I asked about Will Oldham. “Oh yeah,” a fellow partier said in so many words, “Will’s our buddy. He’s sometimes too shy to play his hometown, though.” Around this time Oldham’s band was called Palace Brothers, another quiet link in the Louisville chain. The story goes that Oldham’s label, Drag City, was reluctant to release his music until Royal Trux members Neil Hagerty and Jennifer Herrema rallied for him. The result was the amazing debut, There Is No One What Will Take Care Of You, which set a standard for progressive traditional music and provided some much-needed respite from the whole grunge explosion.
But rather than take full advantage of this attention and ride along with the alt-country tic-ket, Oldham seemed to continually shed his old skin along with his old monikers. He changed the name of his band from Palace Brothers to simply Palace, then to Palace Music. After a few releases as plain ol’ Will Oldham, Bonnie “Prince” Billy is Oldham’s latest incarnation.
Releases from each of these projects—full-length, single, compilation—have been consistently impressive and satisfying. Oldham’s songwriting can simultaneously make you want to be alone, be with the one you love or be with a bottle, filling you with a longing that is familiar and intimate. Poetically and melodically, his style remains consistent, too: real mountain/folk music, truly personalized, though in a somewhat bent fashion—anyone who writes how he’d wish to fuck a mountain is not of a conventional songwriting ilk. Oldham conveys raw emotion in every aspect of his music, particularly in his delivery, which is too unpolished for some but precisely the reason to listen for others.
Oldham’s latest album, Master and Everyone, is incredible. Though each of his previous offerings has contained many great songs, there’s always that one that hits you right in the gut, making you feel the need to crawl into the bosom of comfort. This time it’s the opening track,“The Way.” Just thinking about that damn song makes my eyes well up. Without getting too sappy, Oldham does what most songwriters suck at: writing great love songs. And though vulnerability is often his strong suit, Oldham’s voice on Master and Everyone is stronger and more confident than on past releases.

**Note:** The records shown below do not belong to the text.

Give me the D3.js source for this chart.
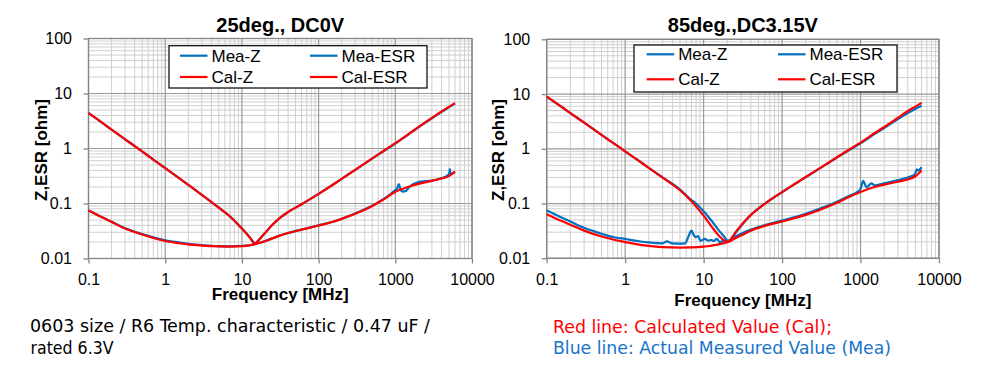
<!DOCTYPE html>
<html><head><meta charset="utf-8">
<script src="https://cdn.jsdelivr.net/npm/d3@7"></script>
<style>body{margin:0;background:#fff}svg{display:block}</style>
</head><body>
<svg id="c" width="986" height="369"></svg>
<script>
// ---------- data ----------
const xTickValues = [0.1, 1, 10, 100, 1000, 10000];
const xTickLabels = ["0.1", "1", "10", "100", "1000", "10000"];
const yTickValues = [0.01, 0.1, 1, 10, 100];
const yTickLabels = ["0.01", "0.1", "1", "10", "100"];
const legendLabels = ["Mea-Z", "Mea-ESR", "Cal-Z", "Cal-ESR"];
const titles = ["25deg., DC0V", "85deg.,DC3.15V"];
const xTitle = "Frequency [MHz]";
const yTitle = "Z,ESR [ohm]";
const noteLeft = ["0603 size / R6 Temp. characteristic / 0.47 uF /", "rated 6.3V"];
const noteRight = ["Red line: Calculated Value (Cal);", "Blue line: Actual Measured Value (Mea)"];

// [frequency MHz, ohm]
const leftMeaZ = [[0.1,4.4],[0.15,2.95],[0.2,2.2],[0.3,1.47],[0.5,0.885],[0.7,0.63],[1,0.44],[1.5,0.292],[2,0.218],[3,0.144],[5,0.084],[7,0.058],[10,0.035],[12,0.0265],[13.5,0.0215],[14.8,0.0185],[16,0.0205],[18,0.0245],[20,0.029],[25,0.041],[30,0.052],[40,0.07],[60,0.097],[100,0.15],[150,0.215],[200,0.28],[300,0.41],[500,0.655],[700,0.89],[1000,1.23],[1500,1.82],[2000,2.42],[3000,3.55],[4000,4.6],[5000,5.6],[6000,6.6]];
const leftMeaESR = [[0.1,0.075],[0.15,0.0565],[0.2,0.0465],[0.3,0.0355],[0.5,0.0278],[0.7,0.0242],[1,0.0214],[1.5,0.0196],[2,0.0185],[3,0.0176],[5,0.0168],[7,0.0166],[10,0.0169],[12,0.0173],[14,0.018],[16,0.0189],[20,0.0208],[25,0.0233],[30,0.0256],[40,0.029],[60,0.0336],[100,0.04],[150,0.0462],[200,0.053],[300,0.066],[500,0.091],[700,0.12],[850,0.145],[1000,0.175],[1060,0.19],[1110,0.226],[1170,0.18],[1240,0.165],[1360,0.168],[1520,0.2],[2000,0.245],[2500,0.255],[3000,0.262],[4000,0.288],[4800,0.325],[5050,0.35],[5130,0.42],[5250,0.34],[5600,0.355],[6000,0.375]];
const leftCalZ = [[0.1,4.4],[0.15,2.95],[0.2,2.2],[0.3,1.47],[0.5,0.885],[0.7,0.63],[1,0.44],[1.5,0.292],[2,0.218],[3,0.144],[5,0.084],[7,0.058],[10,0.035],[12,0.0265],[13.5,0.0215],[14.8,0.0184],[16,0.0205],[18,0.0245],[20,0.029],[25,0.041],[30,0.052],[40,0.07],[60,0.097],[100,0.15],[150,0.215],[200,0.28],[300,0.41],[500,0.66],[700,0.9],[1000,1.25],[1500,1.85],[2000,2.45],[3000,3.6],[4000,4.7],[5000,5.7],[6000,6.7]];
const leftCalESR = [[0.1,0.075],[0.15,0.056],[0.2,0.046],[0.3,0.035],[0.5,0.0273],[0.7,0.0236],[1,0.0208],[1.5,0.019],[2,0.018],[3,0.0172],[5,0.0166],[7,0.0165],[10,0.0168],[12,0.0172],[14,0.0179],[16,0.0188],[20,0.0206],[25,0.0232],[30,0.0255],[40,0.029],[60,0.0335],[100,0.0398],[150,0.046],[200,0.0526],[300,0.065],[500,0.09],[700,0.118],[1000,0.163],[1500,0.202],[2000,0.228],[3000,0.258],[4000,0.285],[5000,0.315],[6000,0.38]];

const rightMeaZ = [[0.1,9.0],[0.15,6.0],[0.2,4.5],[0.3,3.0],[0.5,1.8],[0.7,1.28],[1,0.9],[1.5,0.6],[2,0.45],[3,0.3],[5,0.18],[6.7,0.122],[8,0.1],[10,0.072],[11,0.062],[13,0.046],[16,0.031],[18,0.0255],[20.3,0.021],[22,0.0215],[25,0.028],[30,0.039],[40,0.062],[60,0.099],[100,0.162],[150,0.234],[200,0.302],[300,0.435],[500,0.69],[700,0.93],[1000,1.26],[1500,1.85],[2000,2.4],[3000,3.5],[4000,4.5],[5000,5.35],[6000,6.1]];
const rightMeaESR = [[0.1,0.075],[0.15,0.057],[0.2,0.047],[0.3,0.036],[0.5,0.028],[0.7,0.0245],[1,0.0225],[1.5,0.0205],[2,0.0195],[3,0.0188],[3.4,0.0203],[4,0.0188],[5,0.0185],[5.8,0.0188],[6.4,0.025],[7,0.032],[7.5,0.0265],[7.9,0.0243],[8.5,0.0254],[9.1,0.0208],[10.4,0.0226],[11.5,0.021],[12.6,0.0216],[13.5,0.0208],[14.8,0.0226],[16,0.0198],[18,0.0208],[20.3,0.0203],[25,0.0245],[30,0.028],[40,0.0335],[60,0.0405],[100,0.049],[150,0.057],[200,0.065],[300,0.08],[500,0.108],[700,0.136],[900,0.162],[1000,0.185],[1079,0.26],[1190,0.2],[1380,0.234],[1500,0.215],[2000,0.235],[3000,0.268],[4000,0.3],[4800,0.33],[5000,0.36],[5200,0.42],[5400,0.4],[6000,0.46]];
const rightCalZ = [[0.1,9.0],[0.15,6.0],[0.2,4.5],[0.3,3.0],[0.5,1.8],[0.7,1.28],[1,0.9],[1.5,0.6],[2,0.45],[3,0.298],[5,0.175],[7,0.11],[10,0.06],[11,0.05],[13,0.036],[16,0.025],[18,0.0215],[20.5,0.0198],[23,0.024],[26,0.031],[30,0.04],[40,0.062],[60,0.099],[100,0.162],[150,0.235],[200,0.305],[300,0.44],[500,0.7],[700,0.95],[1000,1.3],[1500,1.92],[2000,2.5],[3000,3.7],[4000,4.9],[5000,5.9],[6000,6.9]];
const rightCalESR = [[0.1,0.064],[0.15,0.049],[0.2,0.041],[0.3,0.032],[0.5,0.025],[0.7,0.022],[1,0.0198],[1.5,0.0178],[2,0.0168],[3,0.016],[5,0.0157],[7,0.0158],[10,0.0163],[12,0.0168],[14,0.0175],[16,0.0182],[20.5,0.0198],[25,0.023],[30,0.026],[40,0.032],[60,0.039],[100,0.047],[150,0.055],[200,0.062],[300,0.076],[500,0.103],[700,0.13],[1000,0.163],[1500,0.2],[2000,0.222],[3000,0.25],[4000,0.275],[5000,0.315],[6000,0.4]];

// ---------- drawing ----------
const RED = "#ff0000", BLUE = "#0070c0";
const FONT = "'Liberation Sans', Arial, sans-serif";
const svg = d3.select("#c");

const charts = [
  { x0: 88.5, x1: 472, y0: 38.5, y1: 258.5, title: titles[0], titleY: 32.3, xTitleY: 300, yTitleX: 46.5,
    legend: { x: 169, y: 45.7, w: 258, h: 42.3, c1: 180, c2: 310, rows: [55.7, 77] },
    series: [leftMeaZ, leftMeaESR, leftCalZ, leftCalESR] },
  { x0: 546.7, x1: 939, y0: 39.3, y1: 258.3, title: titles[1], titleY: 32, xTitleY: 305.5, yTitleX: 504,
    legend: { x: 634, y: 45, w: 263, h: 47, c1: 646.7, c2: 778, rows: [54.3, 79.3] },
    series: [rightMeaZ, rightMeaESR, rightCalZ, rightCalESR] }
];
const seriesColors = [BLUE, BLUE, RED, RED];

charts.forEach(c => {
  const g = svg.append("g");
  const x = d3.scaleLog().domain([0.1, 10000]).range([c.x0, c.x1]);
  const y = d3.scaleLog().domain([0.01, 100]).range([c.y1, c.y0]);
  const isMajor = v => Math.abs(Math.log10(v) - Math.round(Math.log10(v))) < 1e-9;

  // grid
  const xg = x.ticks(), yg = y.ticks();
  g.append("g").selectAll("line").data(xg.filter(v => !isMajor(v))).join("line")
    .attr("x1", d => x(d)).attr("x2", d => x(d)).attr("y1", c.y0).attr("y2", c.y1)
    .attr("stroke", "#cfcfcf").attr("stroke-width", 1);
  g.append("g").selectAll("line").data(yg.filter(v => !isMajor(v))).join("line")
    .attr("y1", d => y(d)).attr("y2", d => y(d)).attr("x1", c.x0).attr("x2", c.x1)
    .attr("stroke", "#cfcfcf").attr("stroke-width", 1);
  g.append("g").selectAll("line").data(xg.filter(isMajor)).join("line")
    .attr("x1", d => x(d)).attr("x2", d => x(d)).attr("y1", c.y0).attr("y2", c.y1)
    .attr("stroke", "#9a9a9a").attr("stroke-width", 1.2);
  g.append("g").selectAll("line").data(yg.filter(isMajor)).join("line")
    .attr("y1", d => y(d)).attr("y2", d => y(d)).attr("x1", c.x0).attr("x2", c.x1)
    .attr("stroke", "#9a9a9a").attr("stroke-width", 1.2);

  // frame
  g.append("rect").attr("x", c.x0).attr("y", c.y0).attr("width", c.x1 - c.x0).attr("height", c.y1 - c.y0)
    .attr("fill", "none").attr("stroke", "#858585").attr("stroke-width", 1.3);

  // axes
  const ax = g.append("g").attr("transform", `translate(0,${c.y1})`)
    .call(d3.axisBottom(x).tickValues(xTickValues).tickFormat((d, i) => xTickLabels[i]).tickSize(5).tickPadding(10.5));
  const ay = g.append("g").attr("transform", `translate(${c.x0},0)`)
    .call(d3.axisLeft(y).tickValues(yTickValues).tickFormat((d, i) => yTickLabels[i]).tickSize(5).tickPadding(11.5));
  [ax, ay].forEach(a => {
    a.select(".domain").remove();
    a.selectAll("line").attr("stroke", "#858585").attr("stroke-width", 1.3);
    a.selectAll("text").attr("font-family", FONT).attr("font-size", 16).attr("fill", "#000");
  });

  // series
  const line = d3.line().x(d => x(d[0])).y(d => y(d[1])).curve(d3.curveMonotoneX);
  c.series.forEach((s, i) => {
    g.append("path").datum(s).attr("d", line).attr("fill", "none")
      .attr("stroke", seriesColors[i]).attr("stroke-width", 2.2).attr("stroke-linejoin", "round");
  });

  // titles
  g.append("text").attr("x", (c.x0 + c.x1) / 2).attr("y", c.titleY).attr("text-anchor", "middle")
    .attr("font-family", FONT).attr("font-weight", "bold").attr("font-size", 20).text(c.title);
  g.append("text").attr("x", (c.x0 + c.x1) / 2).attr("y", c.xTitleY).attr("text-anchor", "middle")
    .attr("font-family", FONT).attr("font-weight", "bold").attr("font-size", 17).text(xTitle);
  g.append("text").attr("transform", `translate(${c.yTitleX},150) rotate(-90)`).attr("text-anchor", "middle")
    .attr("font-family", FONT).attr("font-weight", "bold").attr("font-size", 17).text(yTitle);

  // legend
  const L = c.legend;
  g.append("rect").attr("x", L.x).attr("y", L.y).attr("width", L.w).attr("height", L.h)
    .attr("fill", "#fff").attr("stroke", "#000").attr("stroke-width", 1.2);
  legendLabels.forEach((lab, i) => {
    const cx = i % 2 === 0 ? L.c1 : L.c2;
    const cy = L.rows[Math.floor(i / 2)];
    g.append("line").attr("x1", cx).attr("x2", cx + 27.5).attr("y1", cy).attr("y2", cy)
      .attr("stroke", seriesColors[i]).attr("stroke-width", 2.2);
    g.append("text").attr("x", cx + 31.5).attr("y", cy).attr("dy", "0.36em")
      .attr("font-family", FONT).attr("font-size", 17).text(lab);
  });
});

// notes
const NOTEFONT = "'DejaVu Sans Condensed', 'DejaVu Sans', sans-serif";
const noteL = [[30, 331.7, 400], [30.5, 354, 83]];
noteLeft.forEach((t, i) => {
  svg.append("text").attr("x", noteL[i][0]).attr("y", noteL[i][1]).attr("font-family", NOTEFONT)
    .attr("font-size", 17).attr("fill", "#000").attr("textLength", noteL[i][2])
    .attr("lengthAdjust", "spacingAndGlyphs").text(t);
});
const noteR = [[553, 333.3, 279, RED], [553, 354.3, 338, "#1a74c8"]];
noteRight.forEach((t, i) => {
  svg.append("text").attr("x", noteR[i][0]).attr("y", noteR[i][1]).attr("font-family", NOTEFONT)
    .attr("font-size", 17).attr("fill", noteR[i][3]).attr("textLength", noteR[i][2])
    .attr("lengthAdjust", "spacingAndGlyphs").text(t);
});
</script>
</body></html>
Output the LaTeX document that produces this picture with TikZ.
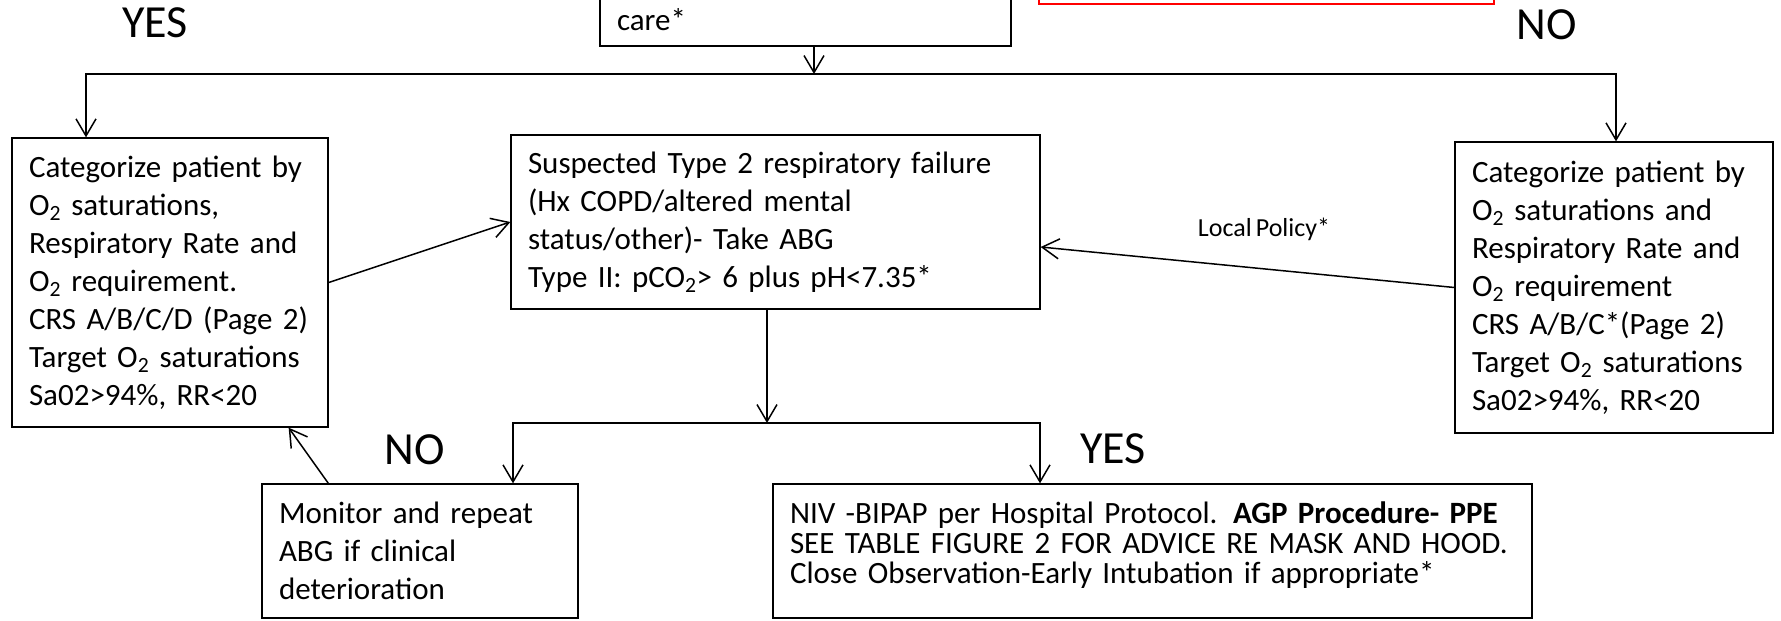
\documentclass[tikz,border=0pt]{standalone}
\usepackage{fontspec}
\setmainfont{Carlito}[WordSpace=0.7]
\usetikzlibrary{arrows.meta}

\tikzset{
  box/.style={draw, line width=1.3pt, align=left, inner xsep=17pt, inner ysep=0pt,
    font=\fontsize{31}{38}\selectfont},
  answer/.style={inner sep=0pt, font=\fontsize{46}{50}\selectfont},
}

\begin{document}
\begin{tikzpicture}[x=1pt, y=-1pt, line width=1.5pt, >={Straight Barb[length=17pt,width=20pt]}]
\useasboundingbox (0,0) rectangle (1781,621);

% boxes
\node [box, text width=377pt, minimum height=52pt] (care) at (805.5,20) {care*};
\node [box, draw=red, inner sep=0pt, minimum width=455pt, minimum height=100pt] (note) at (1266.5,-46) {};

\node [box, text width=282pt, minimum height=289pt] (catyes) at (170,282.5)
  {Categorize patient by\\ O\textsubscript{2} saturations,\\ Respiratory Rate and\\ O\textsubscript{2} requirement.\\ CRS A/B/C/D (Page 2)\\ Target O\textsubscript{2} saturations\\ Sa02>94\%, RR<20};
\node [box, text width=495pt, minimum height=174pt] (type2) at (775.5,222)
  {Suspected Type 2 respiratory failure\\ (Hx COPD/altered mental\\ status/other)- Take ABG\\ Type II: pCO\textsubscript{2}> 6 plus pH<7.35*};
\node [box, text width=284pt, minimum height=291pt] (catno) at (1614,287.5)
  {Categorize patient by\\ O\textsubscript{2} saturations and\\ Respiratory Rate and\\ O\textsubscript{2} requirement\\ CRS A/B/C*(Page 2)\\ Target O\textsubscript{2} saturations\\ Sa02>94\%, RR<20};

\node [box, text width=282pt, minimum height=134pt] (monitor) at (420,551)
  {Monitor and repeat\\ ABG if clinical\\ deterioration};
\node [box, text width=725pt, minimum height=134pt, text depth=76pt, font=\fontsize{31}{30}\selectfont] (niv) at (1152.5,551)
  {NIV -BIPAP per Hospital Protocol. \textbf{AGP Procedure- PPE}\\ SEE TABLE FIGURE 2 FOR ADVICE RE MASK AND HOOD.\\ Close Observation-Early Intubation if appropriate*};

\foreach \x/\y/\txt/\name in {155/23/YES/yestop, 1547/25/NO/notop, 415/450/NO/nobot, 1113/449/YES/yesbot}
  \node [answer] (\name) at (\x,\y) {\txt};

% top split
\coordinate (split) at (814,74);
\coordinate (yesturn) at (86,74);
\coordinate (noturn) at (1616,74);
\draw [->] (care.south -| split) -- (split);
\draw [->] (split) -- (yesturn) -- (yesturn |- catyes.north);
\draw [->] (split) -- (noturn) -- (noturn |- catno.north);

\draw [->] (catyes.east) -- (type2.west);
\draw [->] (catno.west) -- node [pos=0.46, yshift=40pt, font=\fontsize{26}{30}\selectfont] (policy) {Local Policy*} ([yshift=-25pt]type2.east);

% abg split
\coordinate (abg) at (767,423);
\coordinate (noturnb) at (513,423);
\coordinate (yesturnb) at (1040,423);
\draw [->] (type2.south -| abg) -- (abg);
\draw [->] (abg) -- (noturnb) -- (noturnb |- monitor.north);
\draw [->] (abg) -- (yesturnb) -- (yesturnb |- niv.north);

\draw [->] ([xshift=67pt]monitor.north west) -- ([xshift=-40pt]catyes.south east);
\end{tikzpicture}
\end{document}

I guess I’ve been listening to this guy’s music for about ten years now and still don’t know much about him. In interviews, Oldham seems intentionally elusive about his personal life, so it all just boils down to listening to his songs. To the public, he’s a person defined through his work and yet his work doesn’t necessarily define him. His admirers are international yet his ethic is down home, failing either to be eclipsed by fame or to represent something other than what he is. His performances are gatherings of the lover and the listener, the devout who wander through life looking for something deeper. And while not everyone needs a messiah, we could all use a friend. Welcome back, Pilgrim.